The June numbers are out, and we’ll dive into them to discuss how low prices may go. Additionally, we’ll provide updates on insolvency figures, the SSMUH initiative, and new tenant laws requiring landlords to give four months’ notice if the new owner plans to live in the property.
June's total sales were 2,398, down 19% year-over-year and 13% month-over-month, marking the second consecutive monthly decline and the slowest since 2019. With sales 24% below the ten-year average and rising inventory levels, owners are choosing to stay in their homes, while buyers remain hesitant. The expected rate cuts did not bring buyers but instead increased new listings and inventory.
June saw 5,737 new listings, a 7% increase year-over-year, and a 3% rise above the ten-year seasonal average, marking the third month of elevated listings. This year has seen more listings than usual, with sellers eager to get deals done, whether for more space or relocations due to work.
Inventory stood at 13,405, up 0.5% month-over-month and 35% year-over-year, reaching a four-year high and 20% above the ten-year average.
Detached homes and townhouses saw an increase in inventory, while condos decreased, likely due to affordability issues. With sales 24% below the ten-year average and inventory 20% above, more price adjustments feel inevitable.
The sales-to-active ratio fell to 18%, down 3% month-over-month, indicating a balanced market for the first time since January. The ratios for detached homes, townhomes, and apartments all dropped, suggesting a continued downward trend over the summer.
Prices, which had been increasing every month of 2024, saw a decline in June. The Home Price Index (HPI) dropped by $5,000 to $1,207,000, though it remained up 0.5% year-over-year. The median price fell by $18,000 to $980,000, and the average price rose by $2,000 to a new all-time high of $1,350,000. However, with high rates, spiking inventory, and low sales, a peak in HPI prices for this cycle appears to have been reached, and a decline is expected over the next four months.
Days on market increased to 14, the highest since February. Homes priced accurately should sell in about two weeks; otherwise, they may be overpriced. This metric will likely rise through the summer, correlating with falling prices.
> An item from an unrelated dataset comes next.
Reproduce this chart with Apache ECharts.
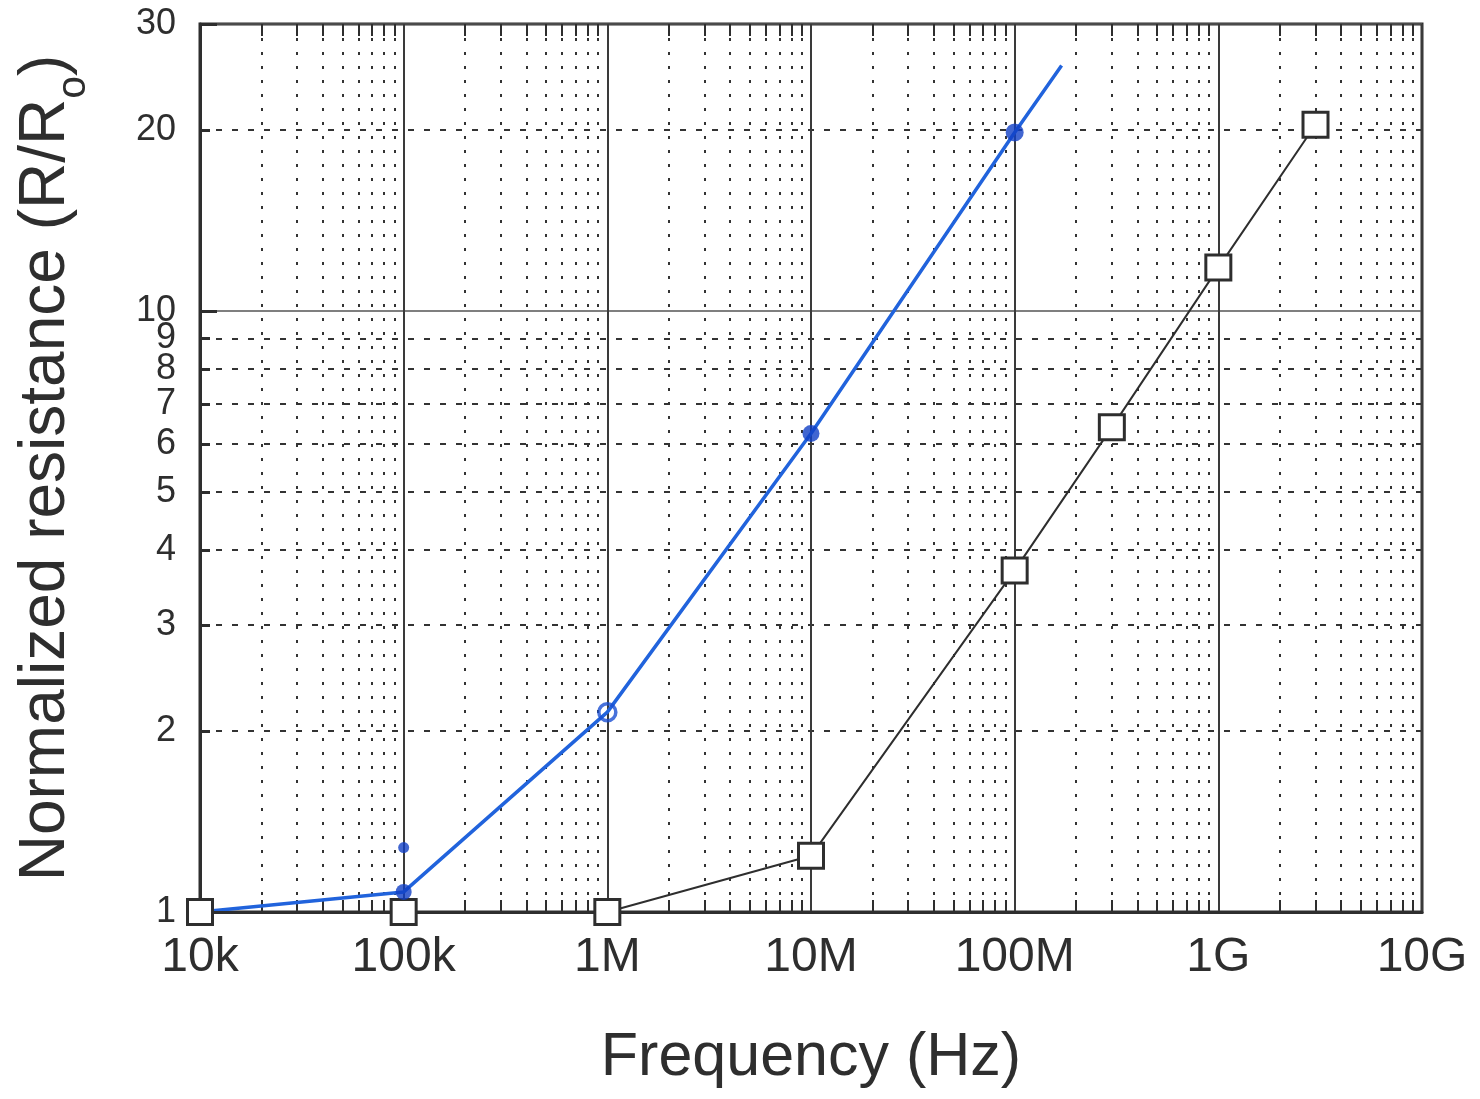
<!DOCTYPE html>
<html>
<head>
<meta charset="utf-8">
<script src="https://cdn.jsdelivr.net/npm/echarts@6/dist/echarts.min.js"></script>
<style>html,body{margin:0;padding:0;background:#fff}#c{width:1480px;height:1099px}</style>
</head>
<body>
<div id="c"></div>
<script>
// ---- tick labels ----
const xTickValues = [1e4, 1e5, 1e6, 1e7, 1e8, 1e9, 1e10];
const xTickLabels = ['10k', '100k', '1M', '10M', '100M', '1G', '10G'];
const xMinorMultipliers = [2, 3, 4, 5, 6, 7, 8, 9];
const yTickValues = [1, 2, 3, 4, 5, 6, 7, 8, 9, 10, 20, 30];
const yTickLabels = ['1', '2', '3', '4', '5', '6', '7', '8', '9', '10', '20', '30'];
const yMinorValues = [2, 3, 4, 5, 6, 7, 8, 9, 20];

// ---- series: open squares (black) ----
const squareFreq = [1e4, 1e5, 1e6, 1e7, 1e8, 3e8, 1e9, 3e9];
const squareRes = [1.0, 1.0, 1.0, 1.24, 3.7, 6.4, 11.8, 20.4];

// ---- series: hand-drawn blue curve ----
const blueFreq = [1e4, 1e5, 1e6, 1e7, 1e8, 1.7e8];
const blueRes = [1.0, 1.08, 2.15, 6.25, 19.8, 25.6];

// ---- blue pen marks ----
const dotFreq = [1e5, 1e7, 1e8, 1e5];
const dotRes = [1.08, 6.25, 19.8, 1.28];
const dotSizes = [16, 17, 18, 11];
const ringFreq = [1e6];
const ringRes = [2.15];

const FONT = 'Liberation Sans, Arial, Helvetica, sans-serif';
const INK = '#2e2e2e';

const xMinorLog = [];
for (let d = 4; d < 10; d++) {
  xMinorMultipliers.forEach(k => xMinorLog.push(Math.log10(k * Math.pow(10, d))));
}
const yMinorLog = yMinorValues.map(v => Math.log10(v));
const yLabelLog = yTickValues.map(v => Math.log10(v));

function xLabel(v) {
  const i = xTickValues.findIndex(t => Math.abs(Math.log10(t) - Math.log10(v)) < 1e-6);
  return i >= 0 ? xTickLabels[i] : '';
}
function yLabel(v) {
  const i = yLabelLog.findIndex(t => Math.abs(t - v) < 1e-6);
  return i >= 0 ? yTickLabels[i] : '';
}

const chart = echarts.init(document.getElementById('c'), null, {renderer: 'canvas'});
chart.setOption({
  backgroundColor: '#ffffff',
  animation: false,
  grid: {left: 200, right: 58, top: 24, bottom: 187, show: true, borderColor: INK, borderWidth: 3,
         containLabel: false, outerBoundsMode: 'none'},
  xAxis: [
    {
      type: 'log', logBase: 10, min: 1e4, max: 1e10, position: 'bottom', splitNumber: 6,
      name: 'Frequency (Hz)', nameLocation: 'middle', nameGap: 116,
      nameTextStyle: {fontFamily: FONT, fontSize: 61, color: INK},
      axisLine: {show: true, lineStyle: {color: INK, width: 3}},
      axisTick: {show: false},
      axisLabel: {fontFamily: FONT, fontSize: 48, color: INK, margin: 22, formatter: xLabel},
      splitLine: {show: true, lineStyle: {color: '#3a3a3a', width: 2}},
      minorTick: {show: false}, minorSplitLine: {show: false}
    },
    {
      type: 'value', min: 4, max: 10, position: 'bottom',
      axisLine: {show: false}, axisLabel: {show: false},
      axisTick: {show: true, inside: true, length: 12, customValues: xMinorLog, lineStyle: {color: INK, width: 2}},
      splitLine: {show: true, lineStyle: {color: '#333', width: 2, type: [3, 11]}}
    },
    {
      type: 'value', min: 4, max: 10, position: 'top',
      axisLine: {show: false}, axisLabel: {show: false},
      axisTick: {show: true, inside: true, length: 12, customValues: xMinorLog, lineStyle: {color: INK, width: 2}},
      splitLine: {show: false}
    }
  ],
  yAxis: [
    {
      type: 'log', logBase: 10, min: 1, max: 30, position: 'left',
      name: '{n|Normalized resistance (R/R}{s|o}{n|)}', nameLocation: 'middle', nameGap: 106,
      nameTextStyle: {
        fontFamily: FONT, color: INK,
        rich: {
          n: {fontFamily: FONT, fontSize: 64, color: INK, lineHeight: 80, verticalAlign: 'top'},
          s: {fontFamily: FONT, fontSize: 41, color: INK, lineHeight: 80, verticalAlign: 'bottom'}
        }
      },
      axisLine: {show: true, lineStyle: {color: INK, width: 3}},
      axisTick: {show: true, inside: true, length: 17, lineStyle: {color: INK, width: 3}},
      axisLabel: {show: false},
      splitLine: {show: true, lineStyle: {color: '#555', width: 1.5}}
    },
    {
      type: 'value', min: 0, max: Math.log10(30), position: 'left',
      axisLine: {show: false},
      axisTick: {show: true, inside: true, length: 10, customValues: yMinorLog, lineStyle: {color: INK, width: 3}},
      axisLabel: {show: true, customValues: yLabelLog, fontFamily: FONT, fontSize: 36, color: INK, margin: 24, formatter: yLabel},
      splitLine: {show: true, lineStyle: {color: '#333', width: 2, type: [6, 10]}}
    }
  ],
  series: [
    {
      type: 'line', name: 'Measured (blue)', xAxisIndex: 0, yAxisIndex: 0,
      data: blueFreq.map((f, i) => [f, blueRes[i]]),
      smooth: false, symbol: 'none', z: 2,
      lineStyle: {color: '#2163dc', width: 3.5}
    },
    {
      type: 'line', name: 'Squares', xAxisIndex: 0, yAxisIndex: 0,
      data: squareFreq.map((f, i) => [f, squareRes[i]]),
      symbol: 'rect', symbolSize: 25, showAllSymbol: true, z: 3,
      lineStyle: {color: INK, width: 2},
      itemStyle: {color: '#ffffff', borderColor: INK, borderWidth: 3}
    },
    {
      type: 'scatter', name: 'Pen dots', xAxisIndex: 0, yAxisIndex: 0, z: 4,
      data: dotFreq.map((f, i) => ({value: [f, dotRes[i]], symbolSize: dotSizes[i]})),
      symbol: 'circle', itemStyle: {color: '#1240c6'}
    },
    {
      type: 'scatter', name: 'Pen ring', xAxisIndex: 0, yAxisIndex: 0, z: 4,
      data: ringFreq.map((f, i) => [f, ringRes[i]]),
      symbol: 'circle', symbolSize: 17,
      itemStyle: {color: 'rgba(255,255,255,0)', borderColor: '#1a4fd2', borderWidth: 3.5}
    }
  ]
});
</script>
</body>
</html>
Insolvencies are a growing concern, with consumer and business insolvencies in British Columbia, Alberta, Ontario, and Quebec rising by 1,750% since mid-2022. This financial stress will likely lead to business layoffs and forced property sales, further driving prices down.
New tenant laws effective July 18th require landlords to give four months’ notice to tenants for personal use. This change could complicate transactions and mortgage approvals, making rental properties harder to sell and potentially pushing rental prices up as investors withdraw from the market.
Housing affordability remains a contentious issue. The Small Scale Multi Unit Housing initiative has increased city fees, adding significant costs to new developments. For example, parkland acquisition fees and regional water fees are set to rise dramatically over the next three years. The city's increasing fees, along with other costs associated with new developments, contribute significantly to affordability challenges.
In response to the SSMUH initiative, 113 development permit applications have been submitted, mainly for triplexes and fourplexes, with 19% for six-plexes. However, there have been no applications for eight-unit rental buildings due to high costs and poor financial incentives. This lack of incentive highlights the inadequacy of current policies in addressing affordability and density issues.
While the Vancouver real estate market has shown resilience in early 2024, multiple factors are now converging to indicate a potential downturn in prices and lower sales volumes. High interest rates, rising inventory, low sales, increasing insolvencies, and new regulatory challenges are expected to exert downward pressure on prices for the foreseeable future.